▸ WHAT YOU SHOULD DO
From the first line of the entries below through the line bearing "21, bottom: 77", write out each line exactly. Omit pictures.

[Source code of charts]
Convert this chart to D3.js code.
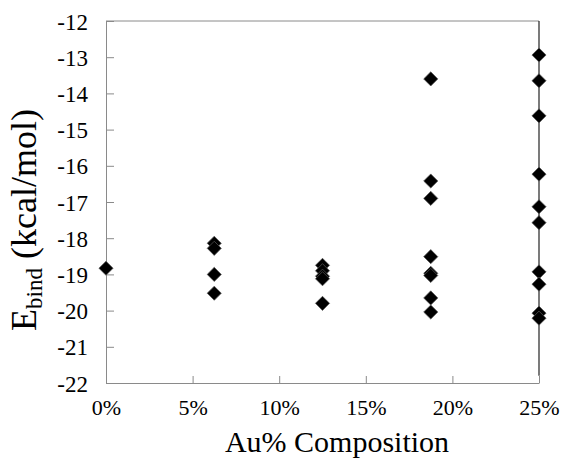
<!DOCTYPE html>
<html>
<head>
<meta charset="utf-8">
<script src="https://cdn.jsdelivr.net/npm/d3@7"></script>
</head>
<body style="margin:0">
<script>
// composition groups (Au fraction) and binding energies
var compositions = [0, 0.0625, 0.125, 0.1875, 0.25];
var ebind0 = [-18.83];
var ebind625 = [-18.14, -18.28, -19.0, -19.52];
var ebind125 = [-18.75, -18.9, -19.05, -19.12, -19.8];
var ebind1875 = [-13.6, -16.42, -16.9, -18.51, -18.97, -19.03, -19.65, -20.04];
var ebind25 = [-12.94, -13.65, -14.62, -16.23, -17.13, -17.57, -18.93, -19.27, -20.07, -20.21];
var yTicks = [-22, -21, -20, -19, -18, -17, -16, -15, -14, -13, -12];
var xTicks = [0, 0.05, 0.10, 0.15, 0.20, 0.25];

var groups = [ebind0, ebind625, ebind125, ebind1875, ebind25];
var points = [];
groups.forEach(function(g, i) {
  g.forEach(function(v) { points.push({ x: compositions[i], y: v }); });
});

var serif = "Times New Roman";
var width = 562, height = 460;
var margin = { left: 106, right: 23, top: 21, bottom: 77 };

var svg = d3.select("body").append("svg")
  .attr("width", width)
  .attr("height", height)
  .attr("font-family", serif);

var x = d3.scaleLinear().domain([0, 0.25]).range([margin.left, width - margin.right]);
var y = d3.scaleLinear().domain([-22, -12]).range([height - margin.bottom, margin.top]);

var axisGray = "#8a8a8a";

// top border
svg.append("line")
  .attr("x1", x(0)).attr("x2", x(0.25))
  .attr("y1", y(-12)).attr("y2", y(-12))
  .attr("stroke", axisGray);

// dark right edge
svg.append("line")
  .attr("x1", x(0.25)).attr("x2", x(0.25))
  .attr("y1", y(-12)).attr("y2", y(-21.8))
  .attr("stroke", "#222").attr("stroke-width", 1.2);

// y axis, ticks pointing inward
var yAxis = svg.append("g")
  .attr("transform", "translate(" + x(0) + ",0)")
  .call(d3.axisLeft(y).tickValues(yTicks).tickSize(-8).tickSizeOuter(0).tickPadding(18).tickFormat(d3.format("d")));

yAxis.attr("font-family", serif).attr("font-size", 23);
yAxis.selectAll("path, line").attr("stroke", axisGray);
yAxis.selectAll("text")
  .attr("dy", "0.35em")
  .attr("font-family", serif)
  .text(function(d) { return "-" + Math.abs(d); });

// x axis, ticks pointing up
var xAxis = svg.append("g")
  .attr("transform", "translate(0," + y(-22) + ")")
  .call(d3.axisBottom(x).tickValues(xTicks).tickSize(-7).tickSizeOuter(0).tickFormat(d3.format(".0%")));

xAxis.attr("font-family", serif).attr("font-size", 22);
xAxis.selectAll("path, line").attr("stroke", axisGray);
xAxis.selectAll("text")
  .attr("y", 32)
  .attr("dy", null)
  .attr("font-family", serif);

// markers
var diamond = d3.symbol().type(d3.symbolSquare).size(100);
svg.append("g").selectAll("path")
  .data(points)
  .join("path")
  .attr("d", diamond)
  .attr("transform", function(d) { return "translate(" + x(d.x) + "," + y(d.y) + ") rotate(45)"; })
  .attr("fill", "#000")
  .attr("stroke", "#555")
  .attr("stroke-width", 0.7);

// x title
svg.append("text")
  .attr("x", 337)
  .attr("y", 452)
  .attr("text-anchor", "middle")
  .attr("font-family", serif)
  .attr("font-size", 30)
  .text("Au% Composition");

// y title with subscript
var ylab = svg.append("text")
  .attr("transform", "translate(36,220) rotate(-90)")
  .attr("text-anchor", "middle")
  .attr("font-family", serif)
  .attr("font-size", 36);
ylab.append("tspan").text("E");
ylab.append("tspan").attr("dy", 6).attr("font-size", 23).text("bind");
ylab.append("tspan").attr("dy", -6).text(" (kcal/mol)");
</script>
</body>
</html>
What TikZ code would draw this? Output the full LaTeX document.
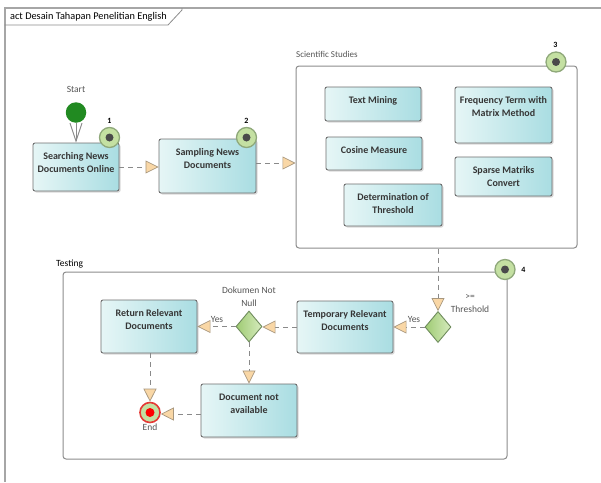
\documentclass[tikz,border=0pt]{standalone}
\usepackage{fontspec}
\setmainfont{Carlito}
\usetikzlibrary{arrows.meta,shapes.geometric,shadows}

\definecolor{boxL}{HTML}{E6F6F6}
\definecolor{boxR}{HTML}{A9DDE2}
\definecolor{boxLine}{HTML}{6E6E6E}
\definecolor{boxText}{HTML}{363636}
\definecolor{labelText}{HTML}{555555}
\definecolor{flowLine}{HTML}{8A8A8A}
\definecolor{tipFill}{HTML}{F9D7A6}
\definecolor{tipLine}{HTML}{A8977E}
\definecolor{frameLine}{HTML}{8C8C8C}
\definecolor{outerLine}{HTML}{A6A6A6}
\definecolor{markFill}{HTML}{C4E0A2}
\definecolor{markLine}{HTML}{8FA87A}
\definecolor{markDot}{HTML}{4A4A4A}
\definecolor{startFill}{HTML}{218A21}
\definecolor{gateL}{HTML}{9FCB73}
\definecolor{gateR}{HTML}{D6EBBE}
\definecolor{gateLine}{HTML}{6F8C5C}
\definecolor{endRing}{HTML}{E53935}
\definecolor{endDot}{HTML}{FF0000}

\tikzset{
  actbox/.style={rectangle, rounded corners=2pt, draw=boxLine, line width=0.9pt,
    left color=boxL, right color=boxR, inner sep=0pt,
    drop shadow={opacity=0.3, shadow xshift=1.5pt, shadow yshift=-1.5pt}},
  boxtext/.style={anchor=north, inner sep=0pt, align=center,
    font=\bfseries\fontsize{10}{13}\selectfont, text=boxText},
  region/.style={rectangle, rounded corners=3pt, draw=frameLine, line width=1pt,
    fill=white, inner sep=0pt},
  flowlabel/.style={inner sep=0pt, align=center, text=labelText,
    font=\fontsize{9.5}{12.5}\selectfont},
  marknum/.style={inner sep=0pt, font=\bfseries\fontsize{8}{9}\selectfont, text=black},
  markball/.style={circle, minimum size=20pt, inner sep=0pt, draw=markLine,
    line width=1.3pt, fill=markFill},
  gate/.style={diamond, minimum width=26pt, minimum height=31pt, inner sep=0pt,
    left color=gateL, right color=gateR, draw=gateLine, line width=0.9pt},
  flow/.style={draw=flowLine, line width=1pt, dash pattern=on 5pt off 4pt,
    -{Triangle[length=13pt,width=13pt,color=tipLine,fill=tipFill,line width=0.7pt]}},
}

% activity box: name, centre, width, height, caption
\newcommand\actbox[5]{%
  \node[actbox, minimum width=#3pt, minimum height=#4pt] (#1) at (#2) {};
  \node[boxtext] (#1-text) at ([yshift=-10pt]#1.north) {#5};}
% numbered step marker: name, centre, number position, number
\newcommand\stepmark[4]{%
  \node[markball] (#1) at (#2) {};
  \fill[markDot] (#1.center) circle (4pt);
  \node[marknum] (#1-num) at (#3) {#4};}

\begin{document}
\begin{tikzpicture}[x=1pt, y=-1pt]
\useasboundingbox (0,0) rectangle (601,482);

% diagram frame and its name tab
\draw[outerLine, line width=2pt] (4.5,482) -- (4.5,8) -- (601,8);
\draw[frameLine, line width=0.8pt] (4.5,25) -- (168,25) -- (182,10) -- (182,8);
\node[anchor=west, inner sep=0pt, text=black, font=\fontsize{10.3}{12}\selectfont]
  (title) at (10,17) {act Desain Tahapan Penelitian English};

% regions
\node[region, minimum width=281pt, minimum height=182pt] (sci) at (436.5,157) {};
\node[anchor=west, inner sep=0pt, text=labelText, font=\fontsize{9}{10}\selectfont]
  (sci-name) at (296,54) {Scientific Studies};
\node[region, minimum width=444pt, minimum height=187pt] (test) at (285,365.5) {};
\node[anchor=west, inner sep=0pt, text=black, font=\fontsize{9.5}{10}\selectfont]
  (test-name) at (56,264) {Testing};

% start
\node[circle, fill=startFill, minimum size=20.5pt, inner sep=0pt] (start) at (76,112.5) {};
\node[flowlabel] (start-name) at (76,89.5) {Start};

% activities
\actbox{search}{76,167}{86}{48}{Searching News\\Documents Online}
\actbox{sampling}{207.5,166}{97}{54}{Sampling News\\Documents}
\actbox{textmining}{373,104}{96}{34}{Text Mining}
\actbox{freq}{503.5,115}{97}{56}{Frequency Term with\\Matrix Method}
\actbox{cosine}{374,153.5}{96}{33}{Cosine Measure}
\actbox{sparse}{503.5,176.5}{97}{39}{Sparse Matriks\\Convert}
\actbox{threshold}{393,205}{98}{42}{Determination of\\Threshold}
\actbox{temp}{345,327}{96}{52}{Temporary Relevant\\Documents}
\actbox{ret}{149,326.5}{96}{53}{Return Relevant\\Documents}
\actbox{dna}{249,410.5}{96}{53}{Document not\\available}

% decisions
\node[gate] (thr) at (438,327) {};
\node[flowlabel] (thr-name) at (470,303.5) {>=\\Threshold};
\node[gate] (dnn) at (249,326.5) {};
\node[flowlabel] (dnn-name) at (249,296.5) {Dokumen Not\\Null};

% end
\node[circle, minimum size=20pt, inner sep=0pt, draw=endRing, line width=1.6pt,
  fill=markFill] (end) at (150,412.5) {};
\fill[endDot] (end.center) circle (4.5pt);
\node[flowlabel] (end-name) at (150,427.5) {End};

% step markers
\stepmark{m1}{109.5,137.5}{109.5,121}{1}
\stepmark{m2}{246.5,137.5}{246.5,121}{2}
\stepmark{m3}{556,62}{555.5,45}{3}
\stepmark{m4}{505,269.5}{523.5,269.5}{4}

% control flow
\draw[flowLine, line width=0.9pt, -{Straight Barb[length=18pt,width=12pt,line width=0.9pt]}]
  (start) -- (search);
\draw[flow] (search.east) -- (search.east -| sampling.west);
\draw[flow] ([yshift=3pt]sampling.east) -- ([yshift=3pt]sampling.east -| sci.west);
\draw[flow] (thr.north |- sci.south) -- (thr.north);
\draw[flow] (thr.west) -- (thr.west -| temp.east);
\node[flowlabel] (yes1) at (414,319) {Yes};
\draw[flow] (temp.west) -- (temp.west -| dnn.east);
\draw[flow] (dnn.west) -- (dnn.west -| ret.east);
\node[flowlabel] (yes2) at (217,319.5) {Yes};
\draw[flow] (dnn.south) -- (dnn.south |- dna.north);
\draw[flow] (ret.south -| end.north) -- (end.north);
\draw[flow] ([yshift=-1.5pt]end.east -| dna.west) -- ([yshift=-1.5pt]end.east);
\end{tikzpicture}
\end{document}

▸ OUTPUT OF THE EXERCISE
Convert this chart to D3.js code.
<!DOCTYPE html>
<html>
<head>
<meta charset="utf-8">
<script src="https://cdn.jsdelivr.net/npm/d3@7"></script>
</head>
<body style="margin:0">
<script>
// composition groups (Au fraction) and binding energies
var compositions = [0, 0.0625, 0.125, 0.1875, 0.25];
var ebind0 = [-18.83];
var ebind625 = [-18.14, -18.28, -19.0, -19.52];
var ebind125 = [-18.75, -18.9, -19.05, -19.12, -19.8];
var ebind1875 = [-13.6, -16.42, -16.9, -18.51, -18.97, -19.03, -19.65, -20.04];
var ebind25 = [-12.94, -13.65, -14.62, -16.23, -17.13, -17.57, -18.93, -19.27, -20.07, -20.21];
var yTicks = [-22, -21, -20, -19, -18, -17, -16, -15, -14, -13, -12];
var xTicks = [0, 0.05, 0.10, 0.15, 0.20, 0.25];

var groups = [ebind0, ebind625, ebind125, ebind1875, ebind25];
var points = [];
groups.forEach(function(g, i) {
  g.forEach(function(v) { points.push({ x: compositions[i], y: v }); });
});

var serif = "Times New Roman";
var width = 562, height = 460;
var margin = { left: 106, right: 23, top: 21, bottom: 77 };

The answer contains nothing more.